First there was Hung Kings Day. Now comes the second post-Tet holiday of the year. And you’ll notice a country swelling with pride.
Reunification Day, or Liberation Day as it’s sometimes known, is one of the most important public holidays in Vietnam.
You’ve surely heard about Reunification Day before, and the name itself is pretty self-explanatory. But what’s the real meaning behind the day? And how is it that people in Vietnam, and around the world, celebrate this public holiday?
To understand the reunification of Vietnam, we’ve got to start with how it ended up divided in the first place.
After World War II, Ho Chi Minh declared the independence of Vietnam, on September 2nd, 1945. His declaration quoted from the American Declaration of Independence. He also quoted the French Revolution’s Declaration of the Rights of Man and the Citizen.
Fighting between French colonial forces and the Viet Minh intensified by the end of the year. This resulted in France’s retaking control of Saigon and the southern regions. The Viet Minh then turned to guerrilla tactics.
Although Viet Minh control in the North lasted a little longer, by the end of 1946 this was also gone. The Haiphong Incident, in which 6,000 citizens of the city were killed in a French bombardment, led to the Battle of Hanoi. Viet Minh forces under Vo Nguyen Giap were defeated. The troops then retreated to the countryside.
Over the following years, the Viet Minh kept up a campaign of low-level insurrection. This was particularly successful in the highlands and across the border in Laos.
French attempts to prevent Vietnamese troops from moving into Laos eventually led to the Battle of Dien Bien Phu in 1954. Vo Nguyen Giap’s crushing defeat of the French ended French colonial control of Vietnam.
Vietnam was divided into two separate areas at the Geneva Convention in 1954. This division mirrored the ideas also used in Korea. Even if the north falls to Communism, the south might resist its influence.
American troops, which first arrived in Vietnam in 1965, withdrew in 1973. North Vietnamese forces later made continued progress southward.
The Easter Offensive in 1975 had originally been planned as part of a smaller campaign. However, the rapidity with which the South Vietnamese army fell took many by surprise. So, the North Vietnamese troops continued south.
Saigon was captured by the forces of the People’s Army of Vietnam on April 30th, 1975. This marked the end of the American War.
And the modern-day Socialist Republic of Vietnam was formed.
Reunification Day itself serves a dual purpose. First and foremost, it is a day to celebrate the end of the conflict and the reunification of the country. It is also an opportunity for people to reflect on, and remember, a conflict that played an important role in the making of modern Vietnam.
Reunification Day is also a day on which to celebrate one’s patriotism.
Some overseas communities do not see the holiday in a particularly positive light. However, many of the festivities of the day serve as both remembrance and to highlight the achievements of the country following the end of the war.

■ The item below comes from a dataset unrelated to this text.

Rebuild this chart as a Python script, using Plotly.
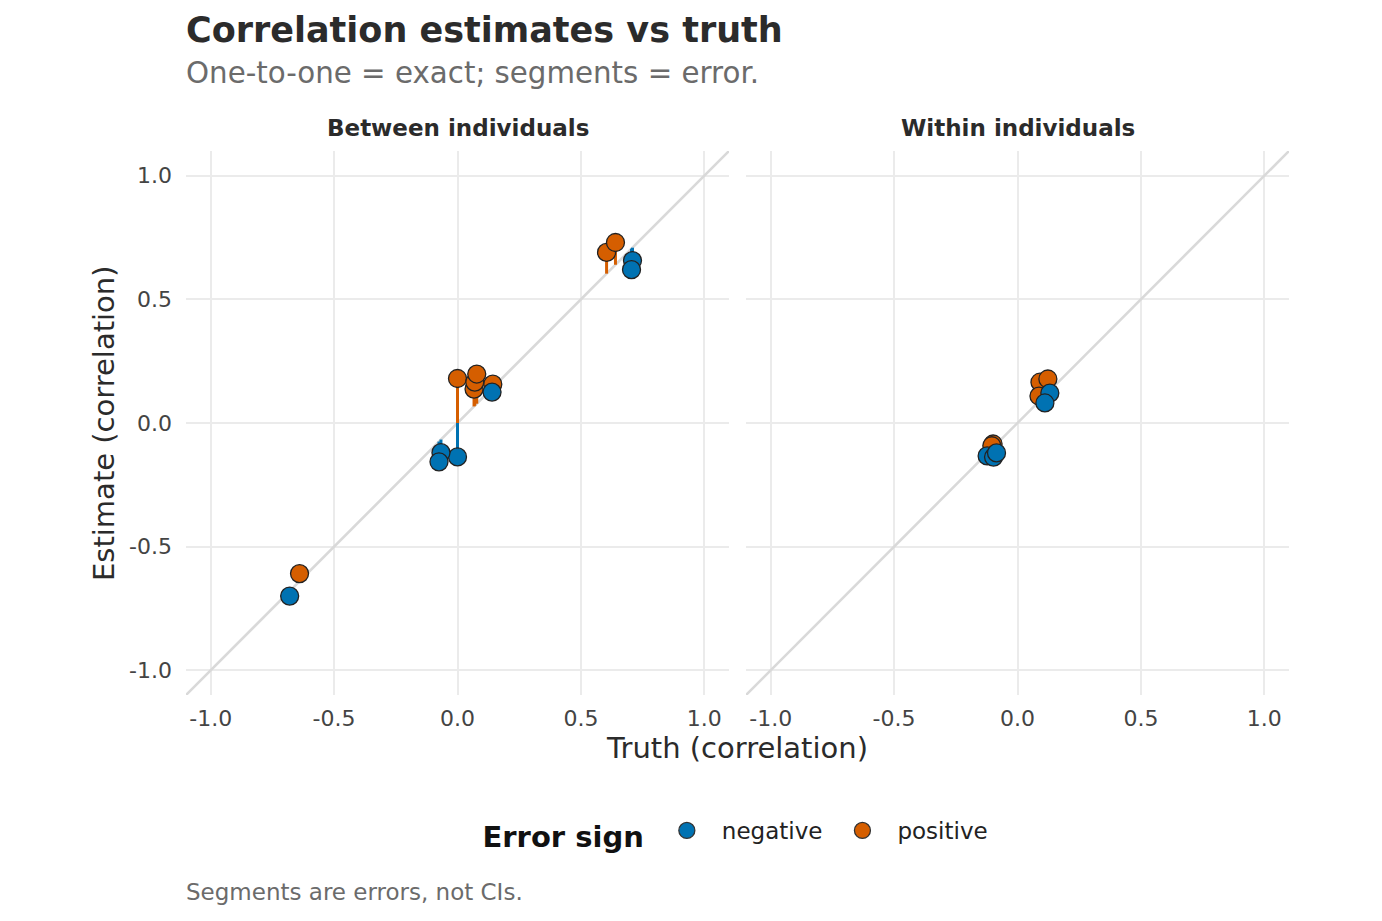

The range of festivities across the country varies. From small, solemn affairs to bombastic military parades.
In the smaller provinces, there are ceremonies such as flag raising and speech giving. In larger cities, fireworks displays often take place. Also, many museums and cultural centers hold exhibitions and festivals. Last year saw ethnic folk games organized in Hanoi and a traditional crafts festival in Hue, among others.
Vietnamese consulates around the world celebrate the day too, particularly in those countries that offered assistance and support during the war.
International Labor Day follows this patriotic celebration. These back-to-back holidays lead many Vietnamese families to take the opportunity to visit their hometowns or to go on holiday. The major urban centers don’t become quite as quiet as during Tet, but they do mellow.
The holiday is also one of the many times of the year that flags fly up and down the country. You see them both outside people’s homes and in public spaces.
This year, there’s uncertainty about what’s going to happen on public holidays in Vietnam. And indeed, around the world.
The government canceled the major Hung Kings Day processions, to protect people from COVID-19. You can expect the same for Reunification Day, even with some of the lockdown restrictions lifted. But, that doesn’t mean we can’t all still get on board with the purpose of the day. It’s important to remember how Vietnam pulled itself together after such great adversity.
In these trying times, Reunification Day can serve as a reminder. Working together towards a common goal remains as fundamental a feature of society as ever.